▶ _Records for processing_
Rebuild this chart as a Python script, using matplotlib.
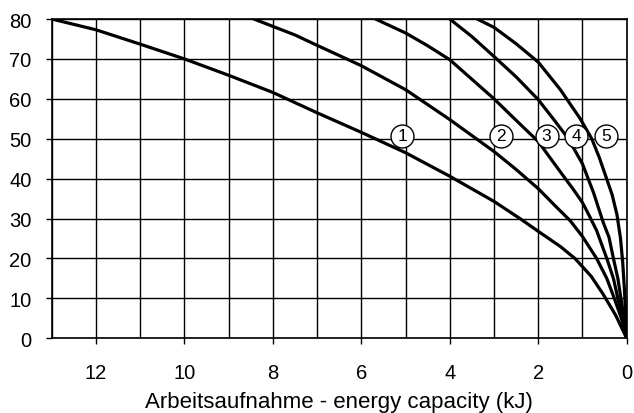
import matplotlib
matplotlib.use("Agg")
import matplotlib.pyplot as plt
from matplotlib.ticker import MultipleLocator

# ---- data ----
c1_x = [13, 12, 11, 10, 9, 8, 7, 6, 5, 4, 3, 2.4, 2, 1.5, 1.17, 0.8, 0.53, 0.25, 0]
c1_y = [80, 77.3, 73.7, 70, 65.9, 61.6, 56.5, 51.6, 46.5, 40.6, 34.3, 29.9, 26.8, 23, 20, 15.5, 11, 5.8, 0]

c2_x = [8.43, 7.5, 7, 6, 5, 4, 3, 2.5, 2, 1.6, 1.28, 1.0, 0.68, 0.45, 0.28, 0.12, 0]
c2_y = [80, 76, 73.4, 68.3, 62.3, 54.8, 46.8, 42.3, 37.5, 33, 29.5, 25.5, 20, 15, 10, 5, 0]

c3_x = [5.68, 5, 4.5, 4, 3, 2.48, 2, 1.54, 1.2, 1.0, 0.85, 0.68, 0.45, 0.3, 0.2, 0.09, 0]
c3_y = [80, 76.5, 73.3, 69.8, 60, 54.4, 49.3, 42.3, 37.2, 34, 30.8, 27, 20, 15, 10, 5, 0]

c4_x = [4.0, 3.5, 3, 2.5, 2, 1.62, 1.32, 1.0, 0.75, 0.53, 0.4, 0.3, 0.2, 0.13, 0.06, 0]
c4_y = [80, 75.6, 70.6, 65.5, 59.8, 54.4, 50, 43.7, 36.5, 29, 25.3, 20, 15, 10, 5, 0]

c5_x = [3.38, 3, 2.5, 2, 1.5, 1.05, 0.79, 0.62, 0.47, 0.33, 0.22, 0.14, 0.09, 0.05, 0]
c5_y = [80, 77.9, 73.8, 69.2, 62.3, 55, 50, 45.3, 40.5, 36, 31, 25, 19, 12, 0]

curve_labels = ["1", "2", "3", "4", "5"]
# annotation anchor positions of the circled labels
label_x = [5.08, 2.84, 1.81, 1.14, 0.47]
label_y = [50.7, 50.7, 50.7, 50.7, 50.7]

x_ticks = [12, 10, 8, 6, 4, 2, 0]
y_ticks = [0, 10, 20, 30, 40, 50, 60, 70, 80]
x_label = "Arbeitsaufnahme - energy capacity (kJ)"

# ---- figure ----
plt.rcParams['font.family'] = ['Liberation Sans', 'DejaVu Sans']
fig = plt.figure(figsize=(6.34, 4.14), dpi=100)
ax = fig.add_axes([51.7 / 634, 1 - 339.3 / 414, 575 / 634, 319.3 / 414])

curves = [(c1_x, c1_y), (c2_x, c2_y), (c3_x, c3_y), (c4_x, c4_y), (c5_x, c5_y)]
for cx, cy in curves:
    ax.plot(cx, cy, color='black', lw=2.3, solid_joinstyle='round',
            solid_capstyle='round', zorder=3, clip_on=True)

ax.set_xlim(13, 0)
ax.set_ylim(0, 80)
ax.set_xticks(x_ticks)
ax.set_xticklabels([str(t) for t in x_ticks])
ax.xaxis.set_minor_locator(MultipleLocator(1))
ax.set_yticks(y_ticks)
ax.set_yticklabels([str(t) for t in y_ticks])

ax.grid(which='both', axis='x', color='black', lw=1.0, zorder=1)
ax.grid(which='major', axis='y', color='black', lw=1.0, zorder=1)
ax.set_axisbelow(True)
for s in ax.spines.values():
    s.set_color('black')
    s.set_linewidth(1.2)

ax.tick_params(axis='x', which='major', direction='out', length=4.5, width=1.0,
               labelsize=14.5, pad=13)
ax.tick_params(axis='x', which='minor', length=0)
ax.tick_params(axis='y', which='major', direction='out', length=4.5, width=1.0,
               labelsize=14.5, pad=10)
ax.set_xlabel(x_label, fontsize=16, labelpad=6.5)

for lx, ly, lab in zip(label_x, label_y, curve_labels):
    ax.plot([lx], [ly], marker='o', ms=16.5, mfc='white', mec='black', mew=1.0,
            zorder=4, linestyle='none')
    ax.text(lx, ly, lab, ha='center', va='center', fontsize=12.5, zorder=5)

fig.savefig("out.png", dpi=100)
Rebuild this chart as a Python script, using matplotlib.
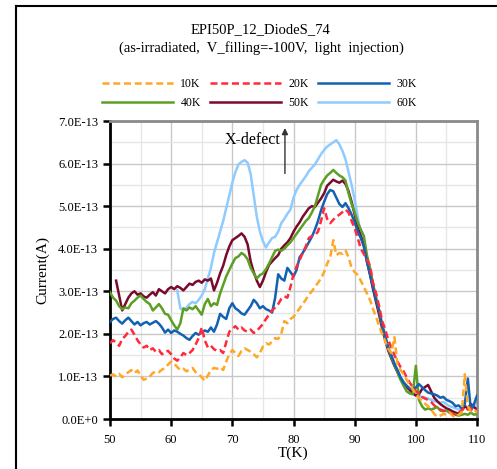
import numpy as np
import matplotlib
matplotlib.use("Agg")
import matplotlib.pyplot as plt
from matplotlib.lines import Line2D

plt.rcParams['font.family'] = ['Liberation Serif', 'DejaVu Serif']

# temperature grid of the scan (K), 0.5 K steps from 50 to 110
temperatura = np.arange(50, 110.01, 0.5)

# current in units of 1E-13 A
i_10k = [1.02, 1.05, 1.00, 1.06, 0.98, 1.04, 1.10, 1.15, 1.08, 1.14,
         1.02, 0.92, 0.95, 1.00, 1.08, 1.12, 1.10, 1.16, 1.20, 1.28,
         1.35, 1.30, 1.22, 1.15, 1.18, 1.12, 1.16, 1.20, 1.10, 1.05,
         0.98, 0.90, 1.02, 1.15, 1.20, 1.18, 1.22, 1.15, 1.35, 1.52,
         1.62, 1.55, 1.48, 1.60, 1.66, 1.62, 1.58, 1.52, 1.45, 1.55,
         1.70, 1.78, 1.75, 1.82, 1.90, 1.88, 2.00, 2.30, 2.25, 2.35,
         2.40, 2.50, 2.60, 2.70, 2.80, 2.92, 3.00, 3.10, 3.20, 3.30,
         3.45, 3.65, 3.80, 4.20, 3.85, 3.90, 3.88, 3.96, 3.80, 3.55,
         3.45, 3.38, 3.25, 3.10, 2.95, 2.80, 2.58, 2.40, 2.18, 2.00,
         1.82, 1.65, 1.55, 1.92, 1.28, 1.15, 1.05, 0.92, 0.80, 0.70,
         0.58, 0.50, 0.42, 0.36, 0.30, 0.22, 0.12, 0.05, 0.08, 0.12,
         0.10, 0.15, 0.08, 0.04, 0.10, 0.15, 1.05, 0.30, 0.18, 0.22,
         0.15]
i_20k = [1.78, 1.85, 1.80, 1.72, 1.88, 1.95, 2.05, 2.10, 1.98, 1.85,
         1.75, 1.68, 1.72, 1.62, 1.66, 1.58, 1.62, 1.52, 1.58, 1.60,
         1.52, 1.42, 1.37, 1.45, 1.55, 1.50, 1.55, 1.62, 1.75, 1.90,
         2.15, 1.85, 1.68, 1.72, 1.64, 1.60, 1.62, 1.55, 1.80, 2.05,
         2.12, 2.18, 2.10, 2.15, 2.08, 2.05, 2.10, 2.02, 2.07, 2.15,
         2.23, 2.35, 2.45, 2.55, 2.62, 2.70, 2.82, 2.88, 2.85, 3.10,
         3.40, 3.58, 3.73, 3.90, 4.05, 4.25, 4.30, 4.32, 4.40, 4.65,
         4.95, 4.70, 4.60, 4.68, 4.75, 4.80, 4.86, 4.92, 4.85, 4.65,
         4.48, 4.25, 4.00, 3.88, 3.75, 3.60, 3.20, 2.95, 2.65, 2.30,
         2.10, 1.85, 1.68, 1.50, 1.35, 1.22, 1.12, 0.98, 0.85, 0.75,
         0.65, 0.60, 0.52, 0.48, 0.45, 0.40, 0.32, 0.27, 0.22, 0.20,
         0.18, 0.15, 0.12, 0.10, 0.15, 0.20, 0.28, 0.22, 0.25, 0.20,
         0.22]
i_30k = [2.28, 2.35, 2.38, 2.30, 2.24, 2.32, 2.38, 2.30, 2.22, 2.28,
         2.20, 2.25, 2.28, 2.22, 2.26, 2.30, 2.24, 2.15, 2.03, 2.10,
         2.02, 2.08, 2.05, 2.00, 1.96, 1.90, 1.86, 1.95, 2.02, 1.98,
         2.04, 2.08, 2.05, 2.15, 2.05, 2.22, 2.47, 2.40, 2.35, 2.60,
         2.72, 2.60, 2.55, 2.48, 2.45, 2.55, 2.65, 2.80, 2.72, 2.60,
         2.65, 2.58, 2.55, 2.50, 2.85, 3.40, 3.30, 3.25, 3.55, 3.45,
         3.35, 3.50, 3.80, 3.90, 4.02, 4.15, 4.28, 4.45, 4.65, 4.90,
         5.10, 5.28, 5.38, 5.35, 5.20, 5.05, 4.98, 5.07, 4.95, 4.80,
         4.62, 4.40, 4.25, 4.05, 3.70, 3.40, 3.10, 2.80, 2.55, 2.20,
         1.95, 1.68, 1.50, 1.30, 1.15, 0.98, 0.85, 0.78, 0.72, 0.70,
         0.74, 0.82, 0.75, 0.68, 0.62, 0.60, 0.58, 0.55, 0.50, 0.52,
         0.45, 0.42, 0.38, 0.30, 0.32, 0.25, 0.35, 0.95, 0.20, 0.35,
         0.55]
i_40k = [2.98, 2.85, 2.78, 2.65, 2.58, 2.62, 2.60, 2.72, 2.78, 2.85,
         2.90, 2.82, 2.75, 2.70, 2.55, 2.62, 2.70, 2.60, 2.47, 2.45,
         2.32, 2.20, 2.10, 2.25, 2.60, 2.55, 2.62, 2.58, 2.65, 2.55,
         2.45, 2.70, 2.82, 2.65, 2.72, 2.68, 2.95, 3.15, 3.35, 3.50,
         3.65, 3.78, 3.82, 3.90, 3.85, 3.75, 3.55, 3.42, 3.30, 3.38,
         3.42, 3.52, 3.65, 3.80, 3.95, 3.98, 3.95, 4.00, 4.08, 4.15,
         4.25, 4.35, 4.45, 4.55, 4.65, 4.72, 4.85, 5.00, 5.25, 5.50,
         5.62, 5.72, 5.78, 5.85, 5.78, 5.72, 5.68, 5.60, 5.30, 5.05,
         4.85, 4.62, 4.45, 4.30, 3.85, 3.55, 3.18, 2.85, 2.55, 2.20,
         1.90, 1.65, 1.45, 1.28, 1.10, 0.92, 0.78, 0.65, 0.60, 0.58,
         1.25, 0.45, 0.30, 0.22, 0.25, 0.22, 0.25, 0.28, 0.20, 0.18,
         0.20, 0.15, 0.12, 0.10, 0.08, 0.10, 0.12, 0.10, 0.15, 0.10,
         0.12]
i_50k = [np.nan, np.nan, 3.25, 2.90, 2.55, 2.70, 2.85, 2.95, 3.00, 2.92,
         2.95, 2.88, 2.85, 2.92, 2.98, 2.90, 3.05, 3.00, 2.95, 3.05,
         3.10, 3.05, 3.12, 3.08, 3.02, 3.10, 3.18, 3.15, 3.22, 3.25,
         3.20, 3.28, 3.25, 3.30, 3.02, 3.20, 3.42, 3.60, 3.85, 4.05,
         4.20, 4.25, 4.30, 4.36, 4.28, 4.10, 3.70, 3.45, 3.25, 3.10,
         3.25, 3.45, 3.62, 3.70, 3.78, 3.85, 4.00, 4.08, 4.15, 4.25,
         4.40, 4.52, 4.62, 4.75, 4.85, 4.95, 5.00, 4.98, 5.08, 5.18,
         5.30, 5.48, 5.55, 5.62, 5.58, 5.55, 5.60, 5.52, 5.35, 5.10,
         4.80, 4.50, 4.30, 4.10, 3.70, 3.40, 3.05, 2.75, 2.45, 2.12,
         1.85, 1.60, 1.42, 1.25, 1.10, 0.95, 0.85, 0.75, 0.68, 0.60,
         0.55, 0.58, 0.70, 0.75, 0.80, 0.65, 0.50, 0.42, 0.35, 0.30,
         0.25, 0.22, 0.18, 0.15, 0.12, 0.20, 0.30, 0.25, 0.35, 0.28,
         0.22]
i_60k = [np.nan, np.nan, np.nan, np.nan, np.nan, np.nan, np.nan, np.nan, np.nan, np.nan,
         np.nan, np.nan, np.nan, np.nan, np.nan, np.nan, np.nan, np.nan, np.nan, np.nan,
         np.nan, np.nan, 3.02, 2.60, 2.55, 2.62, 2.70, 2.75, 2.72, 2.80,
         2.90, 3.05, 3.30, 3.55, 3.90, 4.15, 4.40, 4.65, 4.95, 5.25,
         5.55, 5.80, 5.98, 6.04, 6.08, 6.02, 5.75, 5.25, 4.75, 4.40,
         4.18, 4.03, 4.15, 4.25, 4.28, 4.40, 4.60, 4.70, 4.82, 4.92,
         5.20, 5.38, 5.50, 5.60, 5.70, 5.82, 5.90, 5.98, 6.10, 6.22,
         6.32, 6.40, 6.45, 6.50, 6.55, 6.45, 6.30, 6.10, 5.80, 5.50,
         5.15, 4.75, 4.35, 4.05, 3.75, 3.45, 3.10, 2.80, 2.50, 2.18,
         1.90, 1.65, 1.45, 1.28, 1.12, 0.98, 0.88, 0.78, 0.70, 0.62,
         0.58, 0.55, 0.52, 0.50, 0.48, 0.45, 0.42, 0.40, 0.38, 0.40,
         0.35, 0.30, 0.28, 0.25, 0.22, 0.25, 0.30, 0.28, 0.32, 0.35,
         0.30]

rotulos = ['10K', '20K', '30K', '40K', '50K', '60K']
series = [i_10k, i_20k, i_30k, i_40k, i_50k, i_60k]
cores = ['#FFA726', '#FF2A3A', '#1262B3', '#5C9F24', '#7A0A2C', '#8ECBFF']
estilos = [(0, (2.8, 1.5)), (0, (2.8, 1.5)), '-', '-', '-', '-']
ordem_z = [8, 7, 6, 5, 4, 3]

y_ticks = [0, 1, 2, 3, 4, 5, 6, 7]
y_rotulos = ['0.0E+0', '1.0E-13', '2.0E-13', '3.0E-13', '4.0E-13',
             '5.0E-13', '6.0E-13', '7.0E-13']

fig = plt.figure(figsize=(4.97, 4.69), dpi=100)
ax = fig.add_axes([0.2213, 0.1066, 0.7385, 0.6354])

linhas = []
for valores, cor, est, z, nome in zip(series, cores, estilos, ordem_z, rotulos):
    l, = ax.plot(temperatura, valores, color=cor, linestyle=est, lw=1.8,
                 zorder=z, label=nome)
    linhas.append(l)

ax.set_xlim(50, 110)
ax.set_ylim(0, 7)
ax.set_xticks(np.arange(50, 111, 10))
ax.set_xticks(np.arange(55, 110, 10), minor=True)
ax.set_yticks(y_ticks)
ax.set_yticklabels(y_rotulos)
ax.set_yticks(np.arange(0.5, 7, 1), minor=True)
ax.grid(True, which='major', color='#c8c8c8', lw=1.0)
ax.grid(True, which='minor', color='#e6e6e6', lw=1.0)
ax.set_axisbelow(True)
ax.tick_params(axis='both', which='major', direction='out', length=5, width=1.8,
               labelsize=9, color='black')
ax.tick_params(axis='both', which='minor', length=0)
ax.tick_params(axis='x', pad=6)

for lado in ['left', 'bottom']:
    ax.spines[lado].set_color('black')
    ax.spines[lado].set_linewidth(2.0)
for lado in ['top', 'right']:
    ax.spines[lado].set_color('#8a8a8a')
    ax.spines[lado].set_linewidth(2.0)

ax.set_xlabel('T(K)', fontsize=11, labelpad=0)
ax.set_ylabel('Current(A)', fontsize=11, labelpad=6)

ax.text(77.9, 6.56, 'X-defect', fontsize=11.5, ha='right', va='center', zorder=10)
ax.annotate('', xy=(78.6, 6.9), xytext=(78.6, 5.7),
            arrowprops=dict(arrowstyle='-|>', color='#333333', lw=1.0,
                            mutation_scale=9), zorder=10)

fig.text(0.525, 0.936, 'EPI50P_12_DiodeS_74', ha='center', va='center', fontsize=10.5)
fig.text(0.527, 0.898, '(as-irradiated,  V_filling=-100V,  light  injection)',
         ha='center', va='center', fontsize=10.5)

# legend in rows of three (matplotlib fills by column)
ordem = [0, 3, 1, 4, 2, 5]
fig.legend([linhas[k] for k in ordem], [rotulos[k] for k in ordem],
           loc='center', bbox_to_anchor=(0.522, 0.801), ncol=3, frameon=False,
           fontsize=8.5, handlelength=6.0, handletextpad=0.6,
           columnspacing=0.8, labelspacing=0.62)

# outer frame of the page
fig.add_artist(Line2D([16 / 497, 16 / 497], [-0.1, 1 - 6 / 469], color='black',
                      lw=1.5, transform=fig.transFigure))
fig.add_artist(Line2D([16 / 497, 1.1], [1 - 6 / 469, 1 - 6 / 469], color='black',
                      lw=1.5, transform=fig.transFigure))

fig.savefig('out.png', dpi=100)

▶ _Job_
Return, please, the exact lines from the beginning of the entries above through the line containing "s.set_linewidth(1.2)", both included; pictures are left out.

▶ _Right answer_
Rebuild this chart as a Python script, using matplotlib.
import matplotlib
matplotlib.use("Agg")
import matplotlib.pyplot as plt
from matplotlib.ticker import MultipleLocator

# ---- data ----
c1_x = [13, 12, 11, 10, 9, 8, 7, 6, 5, 4, 3, 2.4, 2, 1.5, 1.17, 0.8, 0.53, 0.25, 0]
c1_y = [80, 77.3, 73.7, 70, 65.9, 61.6, 56.5, 51.6, 46.5, 40.6, 34.3, 29.9, 26.8, 23, 20, 15.5, 11, 5.8, 0]

c2_x = [8.43, 7.5, 7, 6, 5, 4, 3, 2.5, 2, 1.6, 1.28, 1.0, 0.68, 0.45, 0.28, 0.12, 0]
c2_y = [80, 76, 73.4, 68.3, 62.3, 54.8, 46.8, 42.3, 37.5, 33, 29.5, 25.5, 20, 15, 10, 5, 0]

c3_x = [5.68, 5, 4.5, 4, 3, 2.48, 2, 1.54, 1.2, 1.0, 0.85, 0.68, 0.45, 0.3, 0.2, 0.09, 0]
c3_y = [80, 76.5, 73.3, 69.8, 60, 54.4, 49.3, 42.3, 37.2, 34, 30.8, 27, 20, 15, 10, 5, 0]

c4_x = [4.0, 3.5, 3, 2.5, 2, 1.62, 1.32, 1.0, 0.75, 0.53, 0.4, 0.3, 0.2, 0.13, 0.06, 0]
c4_y = [80, 75.6, 70.6, 65.5, 59.8, 54.4, 50, 43.7, 36.5, 29, 25.3, 20, 15, 10, 5, 0]

c5_x = [3.38, 3, 2.5, 2, 1.5, 1.05, 0.79, 0.62, 0.47, 0.33, 0.22, 0.14, 0.09, 0.05, 0]
c5_y = [80, 77.9, 73.8, 69.2, 62.3, 55, 50, 45.3, 40.5, 36, 31, 25, 19, 12, 0]

curve_labels = ["1", "2", "3", "4", "5"]
# annotation anchor positions of the circled labels
label_x = [5.08, 2.84, 1.81, 1.14, 0.47]
label_y = [50.7, 50.7, 50.7, 50.7, 50.7]

x_ticks = [12, 10, 8, 6, 4, 2, 0]
y_ticks = [0, 10, 20, 30, 40, 50, 60, 70, 80]
x_label = "Arbeitsaufnahme - energy capacity (kJ)"

# ---- figure ----
plt.rcParams['font.family'] = ['Liberation Sans', 'DejaVu Sans']
fig = plt.figure(figsize=(6.34, 4.14), dpi=100)
ax = fig.add_axes([51.7 / 634, 1 - 339.3 / 414, 575 / 634, 319.3 / 414])

curves = [(c1_x, c1_y), (c2_x, c2_y), (c3_x, c3_y), (c4_x, c4_y), (c5_x, c5_y)]
for cx, cy in curves:
    ax.plot(cx, cy, color='black', lw=2.3, solid_joinstyle='round',
            solid_capstyle='round', zorder=3, clip_on=True)

ax.set_xlim(13, 0)
ax.set_ylim(0, 80)
ax.set_xticks(x_ticks)
ax.set_xticklabels([str(t) for t in x_ticks])
ax.xaxis.set_minor_locator(MultipleLocator(1))
ax.set_yticks(y_ticks)
ax.set_yticklabels([str(t) for t in y_ticks])

ax.grid(which='both', axis='x', color='black', lw=1.0, zorder=1)
ax.grid(which='major', axis='y', color='black', lw=1.0, zorder=1)
ax.set_axisbelow(True)
for s in ax.spines.values():
    s.set_color('black')
    s.set_linewidth(1.2)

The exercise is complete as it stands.